Finance Minister has presented the detailed report of financial losses suffered by the State during five month long strikes and shut downs in summer 2016 in Kashmir valley. Losses touch a whooping figure of rupees 16,000 crore from 8 July to 30 November 2016. Nobody in the State except those who had been issuing the hartal calendar regularly for five months will be happy with the figures doled out by the report. What one is tempted to say after going through the report is that Kashmiris have tremendous capacity of self-torture and self delusion. Any sensible community would hang its head in shame after being informed by reliable sources about the magnitude of the losses they have inflicted upon themselves on the behest and prompting of others who have no interests in Kashmir other than sadistically witnessing its descent into chaos.
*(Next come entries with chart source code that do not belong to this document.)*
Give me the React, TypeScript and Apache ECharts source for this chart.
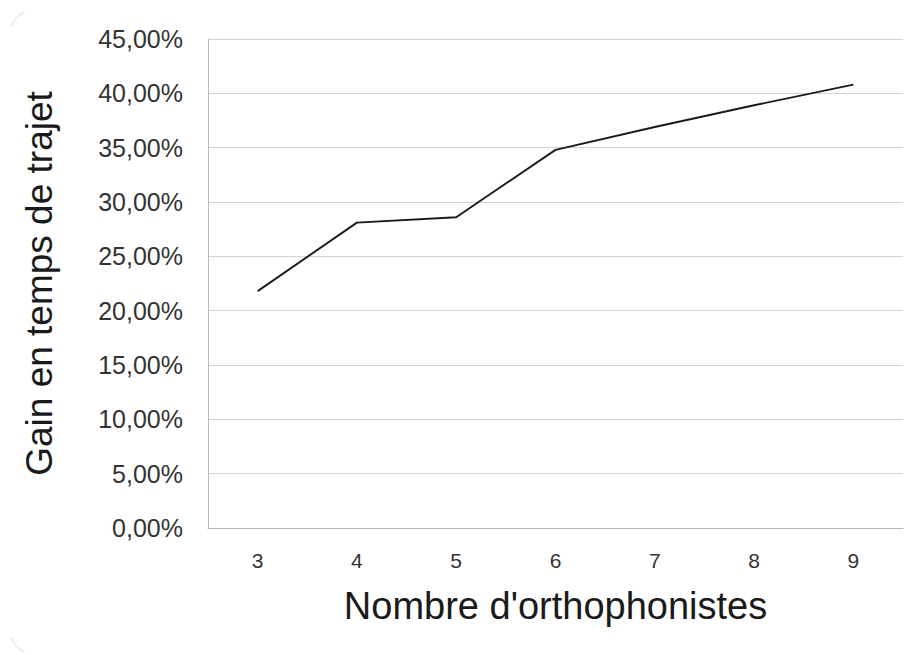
import React, { useEffect, useRef } from "react";
import * as echarts from "echarts";

const categories = ["3", "4", "5", "6", "7", "8", "9"];
const gainValues = [21.8, 28.1, 28.6, 34.8, 36.9, 38.9, 40.8];
const yTitle = "Gain en temps de trajet";
const xTitle = "Nombre d'orthophonistes";

export default function App() {
  const ref = useRef<HTMLDivElement>(null);
  useEffect(() => {
    if (!ref.current) return;
    const chart = echarts.init(ref.current, null, { renderer: "svg" });
    const font = "'Liberation Sans', Arial, sans-serif";
    chart.setOption({
      animation: false,
      backgroundColor: "#ffffff",
      grid: { left: 208, right: 14, top: 39, bottom: 127, containLabel: false },
      xAxis: {
        type: "category",
        data: categories,
        boundaryGap: true,
        axisLine: { show: true, lineStyle: { color: "#b8b8b8", width: 1 } },
        axisTick: { show: false },
        axisLabel: { margin: 22, fontSize: 21, color: "#333333", fontFamily: font },
        name: xTitle,
        nameLocation: "middle",
        nameGap: 59,
        nameTextStyle: { fontSize: 38, color: "#1a1a1a", fontFamily: font },
        splitLine: { show: false },
      },
      yAxis: {
        type: "value",
        min: 0,
        max: 45,
        interval: 5,
        axisLine: { show: true, lineStyle: { color: "#b8b8b8", width: 1 } },
        axisTick: { show: false },
        axisLabel: {
          margin: 25,
          fontSize: 25,
          color: "#333333",
          fontFamily: font,
          formatter: (v: number) => v.toFixed(2).replace(".", ",") + "%",
        },
        splitLine: { show: true, lineStyle: { color: "#d3d3d3", width: 1 } },
        name: yTitle,
        nameLocation: "middle",
        nameGap: 150,
        nameRotate: 90,
        nameTextStyle: { fontSize: 37, color: "#1a1a1a", fontFamily: font },
      },
      series: [
        {
          type: "line",
          data: gainValues,
          symbol: "none",
          lineStyle: { color: "#1a1a1a", width: 1.9 },
        },
      ],
      graphic: [
        {
          type: "arc",
          shape: { cx: 35, cy: 36, r: 26, startAngle: 3.54, endAngle: 4.31 },
          style: { stroke: "#dcdcdc", lineWidth: 1, fill: "none" },
        },
        {
          type: "arc",
          shape: { cx: 35, cy: 628, r: 26, startAngle: 1.97, endAngle: 2.74 },
          style: { stroke: "#dcdcdc", lineWidth: 1, fill: "none" },
        },
      ],
    });
    return () => chart.dispose();
  }, []);
  return (
    <div
      ref={ref}
      style={{ position: "fixed", left: 0, top: 0, width: 917, height: 655 }}
    />
  );
}
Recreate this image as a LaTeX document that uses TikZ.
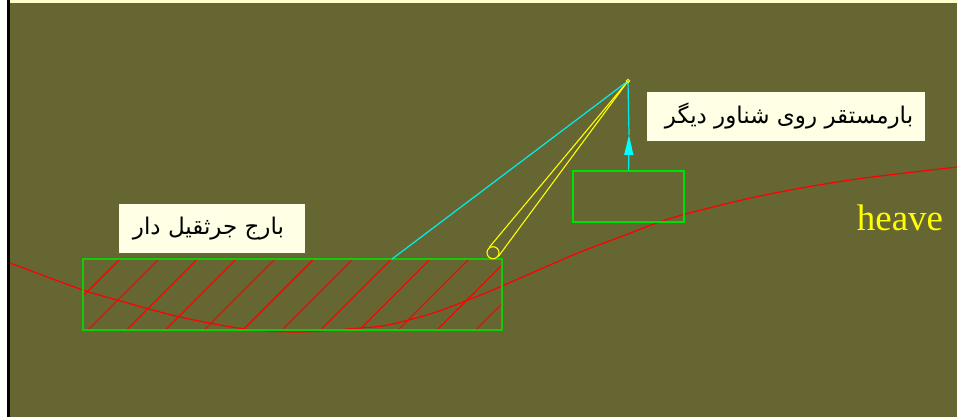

The commonplace question on the lips of all bewildered citizens in Kashmir is “what have the callers of strikes gained at the end of the day?” Yes, they have gained one thing and that is they have satisfied their ego of showing down their political enemies that they are more popular with the youth of the Valley and would interact more briskly with them. But what does the youth think about it? That is the crucial question. The hartal leaders will only stick their heads into sand like the ostrich and see nothing around them. But the figures quoted by the Finance Minister on the floor of the House have to be the eye-opener for everybody. To put it succinctly, the conflict reduced Per Capita GDP growth, FDI inflows, export, trade flows, domestic investment, tourism inflow, etc besides redirecting public expenditure to security related expenditure. The estimated loss suffered by Industrial sector during 130 days of hartals and curfew, is of the order of Rs 13,291 crores, comprising of Rs 6,548 crore of Private sector and Rs 6,713 crores of Government sector. The estimated turnover and revenue loss in Rs 13291 crores is of the order of Rs 11555 crores (Private sector Rs 5720 crores and Government sector Rs 5835 crores) and Rs 1736 crores (Private sector Rs 858 crores and Government sector Rs 878 crores), respectively.
There is hardly any sector of activity that has not suffered losses according to its capacity. After July 8, tourist activity in the valley was reduced almost to zero because owing to stories of unrest, no tourist was ready to undertake the visit to Kashmir. There was almost zero recording of foreign tourists after the killing of Burhan Wani. A host of professionals are linked with tourism industry like houseboat owners, shikarawalas, taxi drivers, hoteliers, handicrafts lovers, hikers, anglers and naturalists. They one and all suffered in their turn. The worst sufferers were the students who were stopped from attending their classes with the result that the Government had to declare mass promotion of students up to 9th class as they became helpless victims of vandalism. Losses of Small Scale Industrial units their turnover loss was Rs 1800 crore and revenue loss touched Rs 275 crores. During 2015-16, the number of tourist who visited the Valley stood at 6, 23,932 including 2, 20,490 Amarnath yatris. Private and public transport, both suffered heavy losses.  J&K Transport Corporation suffered loss of revenue to the tune of Rs 5.25 crore as compared to last year and its 182 vehicles, including 76 trucks, were damaged by miscreants.
When we say the State has suffered these huge losses, what does that actually mean? Actually whose losses are these? These are the losses of the people of the State. Losses do not distinguish between caste, creed or colour; losses are to be shared by the people of the State. Imagine how much would have been added to the GP if the State was not forced to suffer such huge losses. How much employment could have been generated and how much investment could have been made can be easily gauged from the quantum of losses that we have suffered.
Our enemies across the border are happy that we have been subjected to such huge financial losses in the valley. It is so because most of it is of their making. These figures should make it clear upon the masses of people in the valley what Pakistan and its local agents want to do with Kashmir. They have to be sensible enough not to fall in their trap. If they really want a prosperous Kashmir, then they have to ensure that they desist from destructive activities like those into which they indulged during summer 2016.